İşte, kâinat sarayının nazdar ve şerefli misafirleri olarak cinlerin ve insanın vazifesi, sarayın Sahibi'ni gerektiği gibi tanıyıp, O'na ibadet etmek ve sarayı O'nun talimatı istikametinde kullanmaktır. Bu vazifeyi yerine getirmede sarayı içindeki tefrişatıyla birlikte çok iyi tanıyan, onun Sahibi'ni de çok iyi tanıyan ve O'na nasıl ibadet edileceğinin yanı sıra sarayın nasıl kullanılması gerektiğini de çok iyi bilen, bildiklerini de başka herkese kusursuz olarak anlatacak bir kılavuza mutlak ihtiyaç vardır. Aksi halde, yani tefrişatıyla birlikte saray ve Sahibi gerektiği gibi tanınmaz, sarayın Sahibi'nin misafirlerden istekleri, yani sarayın nasıl kullanılacağı bilinmez ise o saray, boşuna yapılmış olur. Bundan dolayıdır ki, söz konusu kılavuzun varlığı, sarayın varlığı için olmazsa olmaz bir gerekliliktir. Sarayın Sahibi, tarih içinde bahis mevzuu kılavuzlardan pek çoklarını var etmişse de, kılavuzluğu en kâmil manâda yerine getiren, bu kılavuzluk misyonu için yaratılan Allah Rasûlü Hz. Muhammed (sas)'dir. O'nun risaleti kâinatın yaratılmasının; duası ve ibadeti, Âhiret'in yaratılmasının sebebidir.

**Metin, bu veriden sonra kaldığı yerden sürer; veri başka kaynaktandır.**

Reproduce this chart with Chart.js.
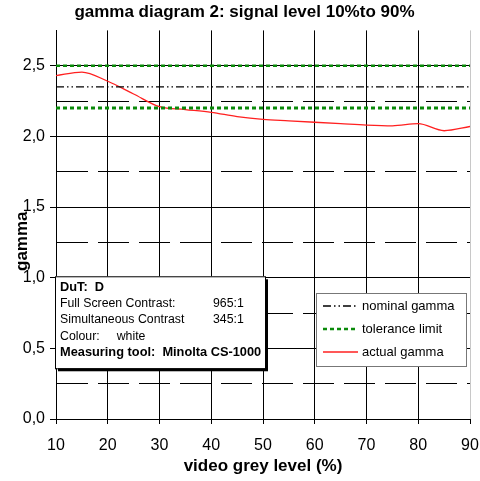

Konuya kozmolojik noktada bir başka açıdan yaklaştığımızda, karşımızda duran apaçık gerçek şudur: Kâinata bir ağaç olarak da bakılabilir. Her bir ağaç gibi, kâinat veya yaratılış ağacının da bütün varlığı çekirdeğine kodlanmıştır; çekirdek, ağacın tamamını öz olarak kendinde taşır. İşte, Hz. Muhammed'in nuru, varlığının özü, kâinat ağacının çekirdeği, ağacın tamamının ruhu mahiyetinde onun neşv ü nema kanunu; dünyadaki cismanî varlığıyla zâtı ise bu ağacın en mükemmel meyvesidir. Bütün diğer peygamberler, onun canlı kökleri, bütün asfiyâ, ulemâ, evliyâ, mü'min idareciler ve kumandanlar, onun meyveleridir. Ayrıca, Bediüzzaman Hazretleri'nin engin ifadeleriyle, kâinata büyük bir kitap nazarıyla bakılırsa, Nur-u Muhammedî (sas), o kitabın Kâtibi'nin kaleminin mürekkebidir. Eğer dünya yekpare canlı bir varlık farz edilse, o nur, onun ruhu olur. Eğer büyük bir insan tasavvur edilirse, o nur, onun aklı olur. Eğer pek güzel şaşaalı bir cennet bahçesi tahayyül edilirse, Nur-u Muhammedî onun bülbülü olur. Kısaca, medyundur O'na kâinat, "medyundur O'na beşeriyet; ya Rab, bizi Mahşer'de bu ikrar ile haşret!"